**GIVEN EXERCISE:** Repeat every line of the data exactly, but not the pictures.

**GIVEN DATA:**
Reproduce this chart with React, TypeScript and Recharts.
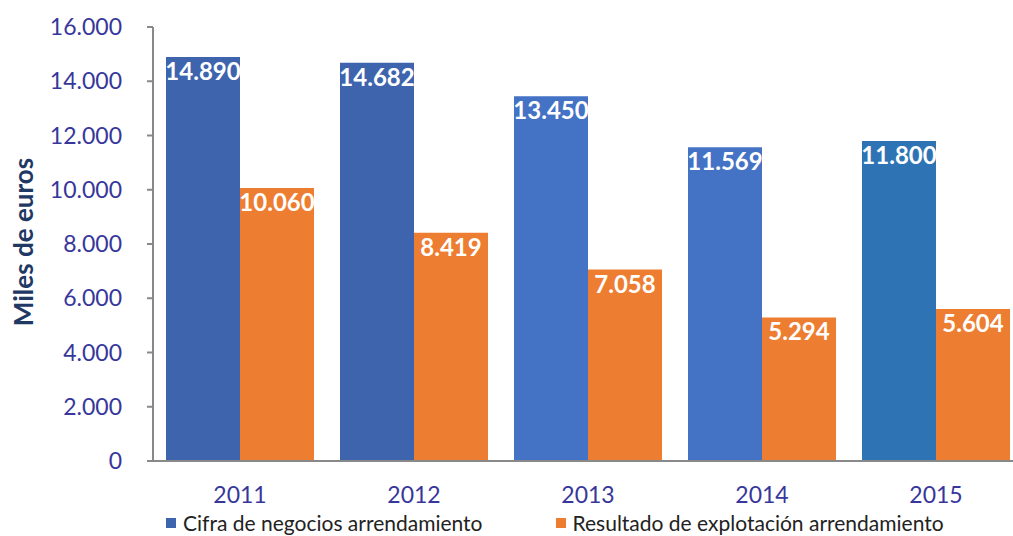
import React from 'react';
import { BarChart, Bar, XAxis, YAxis, Legend, Cell, LabelList, Label } from 'recharts';

const years = ['2011', '2012', '2013', '2014', '2015'];
const cifraNegocios = [14890, 14682, 13450, 11569, 11800];
const resultadoExplotacion = [10060, 8419, 7058, 5294, 5604];
const yTicks = [0, 2000, 4000, 6000, 8000, 10000, 12000, 14000, 16000];

const seriesNames = ['Cifra de negocios arrendamiento', 'Resultado de explotación arrendamiento'];
const blueShades = ['#3D64AD', '#3D64AD', '#4472C4', '#4472C4', '#2E74B5'];
const orange = '#ED7D31';
const tickColor = '#37379B';
const font = 'Lato, "Open Sans", sans-serif';

const chartData = years.map((year, i) => ({
  year,
  cifra: cifraNegocios[i],
  resultado: resultadoExplotacion[i],
}));

// es-ES style thousands separator, also for 4-digit numbers
const formatMiles = (value: number) => String(value).replace(/\B(?=(\d{3})+(?!\d))/g, '.');

const LegendContent = () => (
  <div style={{ display: 'flex', fontFamily: font, fontSize: 21, color: '#222', whiteSpace: 'nowrap' }}>
    {seriesNames.map((name, i) => (
      <div key={name} style={{ display: 'flex', alignItems: 'center', marginRight: i === 0 ? 73 : 0 }}>
        <span style={{ width: 10, height: 10, background: i === 0 ? blueShades[0] : orange, marginRight: 7 }} />
        <span>{name}</span>
      </div>
    ))}
  </div>
);

const App = () => {
  return (
    <div style={{ position: 'absolute', left: 0, top: 0, width: 1013, height: 536, overflow: 'hidden', background: '#fff' }}>
      <BarChart
        width={1030}
        height={536}
        data={chartData}
        margin={{ top: 27, right: 7, left: 0, bottom: 0 }}
        barCategoryGap={13}
        barGap={0}
      >
        <XAxis
          dataKey="year"
          height={75}
          tickLine={false}
          tickSize={0}
          tickMargin={26}
          axisLine={{ stroke: '#898989', strokeWidth: 2 }}
          tick={{ fill: tickColor, fontSize: 23, fontFamily: font }}
        />
        <YAxis
          width={153}
          domain={[0, 16000]}
          ticks={yTicks}
          interval={0}
          tickFormatter={formatMiles}
          tickSize={6}
          tickMargin={25}
          axisLine={{ stroke: '#898989', strokeWidth: 2 }}
          tickLine={{ stroke: '#898989', strokeWidth: 2 }}
          tick={{ fill: tickColor, fontSize: 23, fontFamily: font }}
        >
          <Label
            content={() => (
              <text
                x={23}
                y={242}
                transform="rotate(-90 23 242)"
                textAnchor="middle"
                dominantBaseline="central"
                fill="#1F3864"
                fontSize={26}
                fontWeight="bold"
                fontFamily={font}
              >
                Miles de euros
              </text>
            )}
          />
        </YAxis>
        <Legend
          verticalAlign="middle"
          content={<LegendContent />}
          wrapperStyle={{ top: 510, left: 166, width: 'auto' }}
        />
        <Bar dataKey="cifra" name={seriesNames[0]} isAnimationActive={false}>
          {chartData.map((d, i) => (
            <Cell key={d.year} fill={blueShades[i]} />
          ))}
          <LabelList
            dataKey="cifra"
            position="insideTop"
            offset={6}
            formatter={(v: any) => formatMiles(Number(v))}
            fill="#fff"
            fontSize={24}
            fontWeight="bold"
            fontFamily={font}
          />
        </Bar>
        <Bar dataKey="resultado" name={seriesNames[1]} fill={orange} isAnimationActive={false}>
          <LabelList
            dataKey="resultado"
            position="insideTop"
            offset={6}
            formatter={(v: any) => formatMiles(Number(v))}
            fill="#fff"
            fontSize={24}
            fontWeight="bold"
            fontFamily={font}
          />
        </Bar>
      </BarChart>
    </div>
  );
};

export default App;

**RESPONSE:**
Reproduce this chart with React, TypeScript and Recharts.
import React from 'react';
import { BarChart, Bar, XAxis, YAxis, Legend, Cell, LabelList, Label } from 'recharts';

const years = ['2011', '2012', '2013', '2014', '2015'];
const cifraNegocios = [14890, 14682, 13450, 11569, 11800];
const resultadoExplotacion = [10060, 8419, 7058, 5294, 5604];
const yTicks = [0, 2000, 4000, 6000, 8000, 10000, 12000, 14000, 16000];

const seriesNames = ['Cifra de negocios arrendamiento', 'Resultado de explotación arrendamiento'];
const blueShades = ['#3D64AD', '#3D64AD', '#4472C4', '#4472C4', '#2E74B5'];
const orange = '#ED7D31';
const tickColor = '#37379B';
const font = 'Lato, "Open Sans", sans-serif';

const chartData = years.map((year, i) => ({
  year,
  cifra: cifraNegocios[i],
  resultado: resultadoExplotacion[i],
}));

// es-ES style thousands separator, also for 4-digit numbers
const formatMiles = (value: number) => String(value).replace(/\B(?=(\d{3})+(?!\d))/g, '.');

const LegendContent = () => (
  <div style={{ display: 'flex', fontFamily: font, fontSize: 21, color: '#222', whiteSpace: 'nowrap' }}>
    {seriesNames.map((name, i) => (
      <div key={name} style={{ display: 'flex', alignItems: 'center', marginRight: i === 0 ? 73 : 0 }}>
        <span style={{ width: 10, height: 10, background: i === 0 ? blueShades[0] : orange, marginRight: 7 }} />
        <span>{name}</span>
      </div>
    ))}
  </div>
);

const App = () => {
  return (
    <div style={{ position: 'absolute', left: 0, top: 0, width: 1013, height: 536, overflow: 'hidden', background: '#fff' }}>
      <BarChart
        width={1030}
        height={536}
        data={chartData}
        margin={{ top: 27, right: 7, left: 0, bottom: 0 }}
        barCategoryGap={13}
        barGap={0}
      >
        <XAxis
          dataKey="year"
          height={75}
          tickLine={false}
          tickSize={0}
          tickMargin={26}
          axisLine={{ stroke: '#898989', strokeWidth: 2 }}
          tick={{ fill: tickColor, fontSize: 23, fontFamily: font }}
        />
        <YAxis
          width={153}
          domain={[0, 16000]}
          ticks={yTicks}
          interval={0}
          tickFormatter={formatMiles}
          tickSize={6}
          tickMargin={25}
          axisLine={{ stroke: '#898989', strokeWidth: 2 }}
          tickLine={{ stroke: '#898989', strokeWidth: 2 }}
          tick={{ fill: tickColor, fontSize: 23, fontFamily: font }}
        >
          <Label
            content={() => (
              <text
                x={23}
                y={242}
                transform="rotate(-90 23 242)"
                textAnchor="middle"
                dominantBaseline="central"
                fill="#1F3864"
                fontSize={26}
                fontWeight="bold"
                fontFamily={font}
              >
                Miles de euros
              </text>
            )}
          />
        </YAxis>
        <Legend
          verticalAlign="middle"
          content={<LegendContent />}
          wrapperStyle={{ top: 510, left: 166, width: 'auto' }}
        />
        <Bar dataKey="cifra" name={seriesNames[0]} isAnimationActive={false}>
          {chartData.map((d, i) => (
            <Cell key={d.year} fill={blueShades[i]} />
          ))}
          <LabelList
            dataKey="cifra"
            position="insideTop"
            offset={6}
            formatter={(v: any) => formatMiles(Number(v))}
            fill="#fff"
            fontSize={24}
            fontWeight="bold"
            fontFamily={font}
          />
        </Bar>
        <Bar dataKey="resultado" name={seriesNames[1]} fill={orange} isAnimationActive={false}>
          <LabelList
            dataKey="resultado"
            position="insideTop"
            offset={6}
            formatter={(v: any) => formatMiles(Number(v))}
            fill="#fff"
            fontSize={24}
            fontWeight="bold"
            fontFamily={font}
          />
        </Bar>
      </BarChart>
    </div>
  );
};

export default App;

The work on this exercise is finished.